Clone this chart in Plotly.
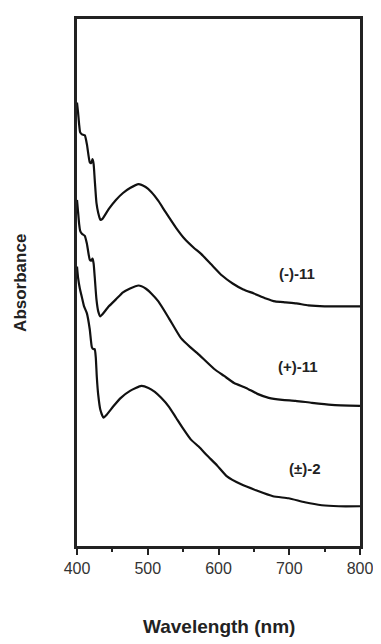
import plotly.graph_objects as go

# Wavelength (nm) and absorbance (arbitrary, offset traces)
wl_m11 = [400, 401.5, 403, 404.5, 407, 411, 414, 418, 420, 422, 423.5, 425, 427.5, 430, 433, 436,
          445, 455, 465, 475, 487, 497, 505, 515, 525, 540, 552, 565, 575, 590, 605, 620,
          635, 650, 667, 680, 695, 710, 727, 750, 775, 800]
ab_m11 = [4.46, 4.36, 4.24, 4.16, 4.14, 4.13, 4.04, 3.86, 3.85, 3.89, 3.84, 3.69, 3.45, 3.35, 3.28, 3.29,
          3.39, 3.48, 3.55, 3.60, 3.64, 3.61, 3.56, 3.47, 3.36, 3.20, 3.09, 3.00, 2.94, 2.83, 2.72, 2.64,
          2.58, 2.54, 2.49, 2.46, 2.45, 2.44, 2.42, 2.41, 2.41, 2.41]

wl_p11 = [400, 401.5, 403, 404.5, 407, 411, 414, 418, 420, 422, 423.5, 425, 427.5, 430, 433, 436,
          445, 455, 465, 475, 487, 497, 505, 515, 530, 547, 560, 570, 594, 608, 622, 639,
          655, 671, 690, 709, 732, 760, 800]
ab_p11 = [3.48, 3.36, 3.24, 3.17, 3.14, 3.12, 3.04, 2.88, 2.87, 2.89, 2.84, 2.71, 2.48, 2.36, 2.31, 2.33,
          2.41, 2.48, 2.55, 2.59, 2.62, 2.59, 2.54, 2.46, 2.29, 2.09, 2.00, 1.94, 1.78, 1.71, 1.64, 1.59,
          1.53, 1.49, 1.47, 1.46, 1.44, 1.42, 1.41]

wl_pm2 = [400, 401.5, 404, 407, 410, 414, 418, 421, 423, 425, 426.5, 428, 430, 433, 437.5, 442,
          452, 462, 475, 491, 501, 510, 519, 530, 540, 550, 561, 572, 584, 598, 612, 632,
          653, 677, 699, 722, 746, 770, 800]
ab_pm2 = [2.81, 2.70, 2.59, 2.50, 2.41, 2.34, 2.18, 2.00, 1.98, 1.98, 1.90, 1.70, 1.52, 1.37, 1.29, 1.32,
          1.41, 1.49, 1.56, 1.61, 1.59, 1.55, 1.49, 1.40, 1.29, 1.18, 1.07, 1.00, 0.91, 0.81, 0.70, 0.62,
          0.56, 0.50, 0.48, 0.44, 0.41, 0.40, 0.40]

labels = ["(-)-11", "(+)-11", "(±)-2"]
label_x = [711, 713, 722]
label_y = [2.74, 1.81, 0.78]

x_ticks = [400, 500, 600, 700, 800]

fig = go.Figure()
for wl, ab in [(wl_m11, ab_m11), (wl_p11, ab_p11), (wl_pm2, ab_pm2)]:
    fig.add_trace(go.Scatter(x=wl, y=ab, mode="lines",
                             line=dict(color="#111111", width=2.2, shape="spline", smoothing=0.5),
                             showlegend=False, hoverinfo="skip"))

for t, xx, yy in zip(labels, label_x, label_y):
    fig.add_annotation(x=xx, y=yy, text="<b>%s</b>" % t, showarrow=False,
                       font=dict(family="Liberation Sans, Arial", size=15, color="#222222"))

fig.add_annotation(xref="paper", yref="paper", x=0.5, y=-0.153, text="<b>Wavelength (nm)</b>",
                   showarrow=False, xanchor="center", yanchor="middle",
                   font=dict(family="Liberation Sans, Arial", size=19, color="#222222"))
fig.add_annotation(xref="paper", yref="paper", x=-0.2, y=0.5, text="<b>Absorbance</b>",
                   showarrow=False, textangle=-90, xanchor="center", yanchor="middle",
                   font=dict(family="Liberation Sans, Arial", size=17, color="#222222"))

fig.update_layout(
    width=373, height=636,
    margin=dict(l=69, r=15, t=8, b=98),
    paper_bgcolor="white", plot_bgcolor="white",
    font=dict(family="Liberation Sans, Arial", color="#333333"),
)
fig.update_xaxes(range=[400, 800], tickvals=x_ticks, ticktext=[str(v) for v in x_ticks],
                 showgrid=False, zeroline=False, showline=True, linecolor="#222222", linewidth=2.5,
                 mirror=True, ticks="outside", ticklen=6, tickwidth=2, tickcolor="#222222",
                 tickfont=dict(size=16, color="#333333"),
                 minor=dict(tickvals=[450, 550, 650, 750], ticks="outside", ticklen=3, tickwidth=1.5,
                            tickcolor="#222222"))
fig.update_yaxes(range=[0, 5.3], showgrid=False, zeroline=False, showline=True, linecolor="#222222",
                 linewidth=2.5, mirror=True, showticklabels=False, ticks="")

fig.write_html("out.html")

========================================================================

STATED TASK: Copy every line of the data word for word, omitting the images.

FINAL RESULT:
Clone this chart in Plotly.
import plotly.graph_objects as go

# Wavelength (nm) and absorbance (arbitrary, offset traces)
wl_m11 = [400, 401.5, 403, 404.5, 407, 411, 414, 418, 420, 422, 423.5, 425, 427.5, 430, 433, 436,
          445, 455, 465, 475, 487, 497, 505, 515, 525, 540, 552, 565, 575, 590, 605, 620,
          635, 650, 667, 680, 695, 710, 727, 750, 775, 800]
ab_m11 = [4.46, 4.36, 4.24, 4.16, 4.14, 4.13, 4.04, 3.86, 3.85, 3.89, 3.84, 3.69, 3.45, 3.35, 3.28, 3.29,
          3.39, 3.48, 3.55, 3.60, 3.64, 3.61, 3.56, 3.47, 3.36, 3.20, 3.09, 3.00, 2.94, 2.83, 2.72, 2.64,
          2.58, 2.54, 2.49, 2.46, 2.45, 2.44, 2.42, 2.41, 2.41, 2.41]

wl_p11 = [400, 401.5, 403, 404.5, 407, 411, 414, 418, 420, 422, 423.5, 425, 427.5, 430, 433, 436,
          445, 455, 465, 475, 487, 497, 505, 515, 530, 547, 560, 570, 594, 608, 622, 639,
          655, 671, 690, 709, 732, 760, 800]
ab_p11 = [3.48, 3.36, 3.24, 3.17, 3.14, 3.12, 3.04, 2.88, 2.87, 2.89, 2.84, 2.71, 2.48, 2.36, 2.31, 2.33,
          2.41, 2.48, 2.55, 2.59, 2.62, 2.59, 2.54, 2.46, 2.29, 2.09, 2.00, 1.94, 1.78, 1.71, 1.64, 1.59,
          1.53, 1.49, 1.47, 1.46, 1.44, 1.42, 1.41]

wl_pm2 = [400, 401.5, 404, 407, 410, 414, 418, 421, 423, 425, 426.5, 428, 430, 433, 437.5, 442,
          452, 462, 475, 491, 501, 510, 519, 530, 540, 550, 561, 572, 584, 598, 612, 632,
          653, 677, 699, 722, 746, 770, 800]
ab_pm2 = [2.81, 2.70, 2.59, 2.50, 2.41, 2.34, 2.18, 2.00, 1.98, 1.98, 1.90, 1.70, 1.52, 1.37, 1.29, 1.32,
          1.41, 1.49, 1.56, 1.61, 1.59, 1.55, 1.49, 1.40, 1.29, 1.18, 1.07, 1.00, 0.91, 0.81, 0.70, 0.62,
          0.56, 0.50, 0.48, 0.44, 0.41, 0.40, 0.40]

labels = ["(-)-11", "(+)-11", "(±)-2"]
label_x = [711, 713, 722]
label_y = [2.74, 1.81, 0.78]

x_ticks = [400, 500, 600, 700, 800]

fig = go.Figure()
for wl, ab in [(wl_m11, ab_m11), (wl_p11, ab_p11), (wl_pm2, ab_pm2)]:
    fig.add_trace(go.Scatter(x=wl, y=ab, mode="lines",
                             line=dict(color="#111111", width=2.2, shape="spline", smoothing=0.5),
                             showlegend=False, hoverinfo="skip"))

for t, xx, yy in zip(labels, label_x, label_y):
    fig.add_annotation(x=xx, y=yy, text="<b>%s</b>" % t, showarrow=False,
                       font=dict(family="Liberation Sans, Arial", size=15, color="#222222"))

fig.add_annotation(xref="paper", yref="paper", x=0.5, y=-0.153, text="<b>Wavelength (nm)</b>",
                   showarrow=False, xanchor="center", yanchor="middle",
                   font=dict(family="Liberation Sans, Arial", size=19, color="#222222"))
fig.add_annotation(xref="paper", yref="paper", x=-0.2, y=0.5, text="<b>Absorbance</b>",
                   showarrow=False, textangle=-90, xanchor="center", yanchor="middle",
                   font=dict(family="Liberation Sans, Arial", size=17, color="#222222"))

fig.update_layout(
    width=373, height=636,
    margin=dict(l=69, r=15, t=8, b=98),
    paper_bgcolor="white", plot_bgcolor="white",
    font=dict(family="Liberation Sans, Arial", color="#333333"),
)
fig.update_xaxes(range=[400, 800], tickvals=x_ticks, ticktext=[str(v) for v in x_ticks],
                 showgrid=False, zeroline=False, showline=True, linecolor="#222222", linewidth=2.5,
                 mirror=True, ticks="outside", ticklen=6, tickwidth=2, tickcolor="#222222",
                 tickfont=dict(size=16, color="#333333"),
                 minor=dict(tickvals=[450, 550, 650, 750], ticks="outside", ticklen=3, tickwidth=1.5,
                            tickcolor="#222222"))
fig.update_yaxes(range=[0, 5.3], showgrid=False, zeroline=False, showline=True, linecolor="#222222",
                 linewidth=2.5, mirror=True, showticklabels=False, ticks="")

fig.write_html("out.html")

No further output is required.